# [WHAT THE EXERCISE ASKS]
Set down word for word each line from the start of the listing through the line that contains "row_labels = [g", both included.

+--

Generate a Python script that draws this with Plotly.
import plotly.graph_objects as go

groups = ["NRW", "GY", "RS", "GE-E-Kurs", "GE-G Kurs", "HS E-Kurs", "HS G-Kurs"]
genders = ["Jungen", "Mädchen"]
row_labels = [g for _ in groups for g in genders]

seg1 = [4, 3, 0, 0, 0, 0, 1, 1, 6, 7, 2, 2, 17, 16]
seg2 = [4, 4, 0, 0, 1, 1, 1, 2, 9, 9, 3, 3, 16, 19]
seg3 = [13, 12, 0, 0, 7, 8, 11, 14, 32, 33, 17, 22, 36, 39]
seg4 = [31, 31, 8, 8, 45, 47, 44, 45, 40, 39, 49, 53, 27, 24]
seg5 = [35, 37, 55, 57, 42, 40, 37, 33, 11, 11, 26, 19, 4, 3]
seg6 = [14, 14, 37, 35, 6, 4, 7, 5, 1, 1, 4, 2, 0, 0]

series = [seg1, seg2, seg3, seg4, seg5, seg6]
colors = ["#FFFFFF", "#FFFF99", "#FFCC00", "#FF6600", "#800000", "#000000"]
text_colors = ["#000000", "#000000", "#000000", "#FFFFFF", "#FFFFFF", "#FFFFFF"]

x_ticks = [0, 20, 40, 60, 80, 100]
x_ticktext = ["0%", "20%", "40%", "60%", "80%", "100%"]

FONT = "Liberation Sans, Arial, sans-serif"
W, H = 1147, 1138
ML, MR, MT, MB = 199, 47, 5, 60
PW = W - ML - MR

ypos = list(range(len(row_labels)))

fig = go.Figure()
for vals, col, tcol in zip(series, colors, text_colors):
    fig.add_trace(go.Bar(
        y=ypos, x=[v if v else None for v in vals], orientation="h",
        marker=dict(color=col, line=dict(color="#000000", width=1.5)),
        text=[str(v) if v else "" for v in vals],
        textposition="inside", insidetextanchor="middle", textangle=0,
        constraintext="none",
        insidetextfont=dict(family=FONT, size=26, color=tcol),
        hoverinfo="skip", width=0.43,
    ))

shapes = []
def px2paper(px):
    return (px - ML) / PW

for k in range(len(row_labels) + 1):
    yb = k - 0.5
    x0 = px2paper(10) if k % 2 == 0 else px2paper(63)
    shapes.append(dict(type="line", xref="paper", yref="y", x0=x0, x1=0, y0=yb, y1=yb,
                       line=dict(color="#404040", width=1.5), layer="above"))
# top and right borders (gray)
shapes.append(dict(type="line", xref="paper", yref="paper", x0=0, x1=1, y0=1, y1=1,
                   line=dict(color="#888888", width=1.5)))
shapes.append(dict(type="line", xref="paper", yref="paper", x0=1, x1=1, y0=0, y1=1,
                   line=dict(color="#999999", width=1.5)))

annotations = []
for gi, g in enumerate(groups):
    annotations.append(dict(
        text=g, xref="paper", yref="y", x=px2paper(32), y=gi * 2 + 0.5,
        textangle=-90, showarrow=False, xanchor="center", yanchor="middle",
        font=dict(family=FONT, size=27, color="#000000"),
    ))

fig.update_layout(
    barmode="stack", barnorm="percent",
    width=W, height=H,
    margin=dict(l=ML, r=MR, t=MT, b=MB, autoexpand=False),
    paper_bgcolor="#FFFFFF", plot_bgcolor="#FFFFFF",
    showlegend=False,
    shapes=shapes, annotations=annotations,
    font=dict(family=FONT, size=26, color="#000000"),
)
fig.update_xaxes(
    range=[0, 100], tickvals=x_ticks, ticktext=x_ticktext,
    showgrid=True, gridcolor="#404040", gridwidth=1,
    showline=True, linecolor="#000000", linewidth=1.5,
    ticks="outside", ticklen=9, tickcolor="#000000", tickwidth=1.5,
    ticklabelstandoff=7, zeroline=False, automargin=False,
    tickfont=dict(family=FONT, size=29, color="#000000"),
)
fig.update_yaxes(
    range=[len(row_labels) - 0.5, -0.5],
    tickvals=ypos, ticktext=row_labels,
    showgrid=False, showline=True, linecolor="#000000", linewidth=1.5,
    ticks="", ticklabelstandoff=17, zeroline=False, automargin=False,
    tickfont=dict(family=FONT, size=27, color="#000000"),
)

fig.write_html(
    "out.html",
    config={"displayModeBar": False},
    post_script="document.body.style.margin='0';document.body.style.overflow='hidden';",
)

+--

# [OUTPUT BELOW]
Generate a Python script that draws this with Plotly.
import plotly.graph_objects as go

groups = ["NRW", "GY", "RS", "GE-E-Kurs", "GE-G Kurs", "HS E-Kurs", "HS G-Kurs"]
genders = ["Jungen", "Mädchen"]
row_labels = [g for _ in groups for g in genders]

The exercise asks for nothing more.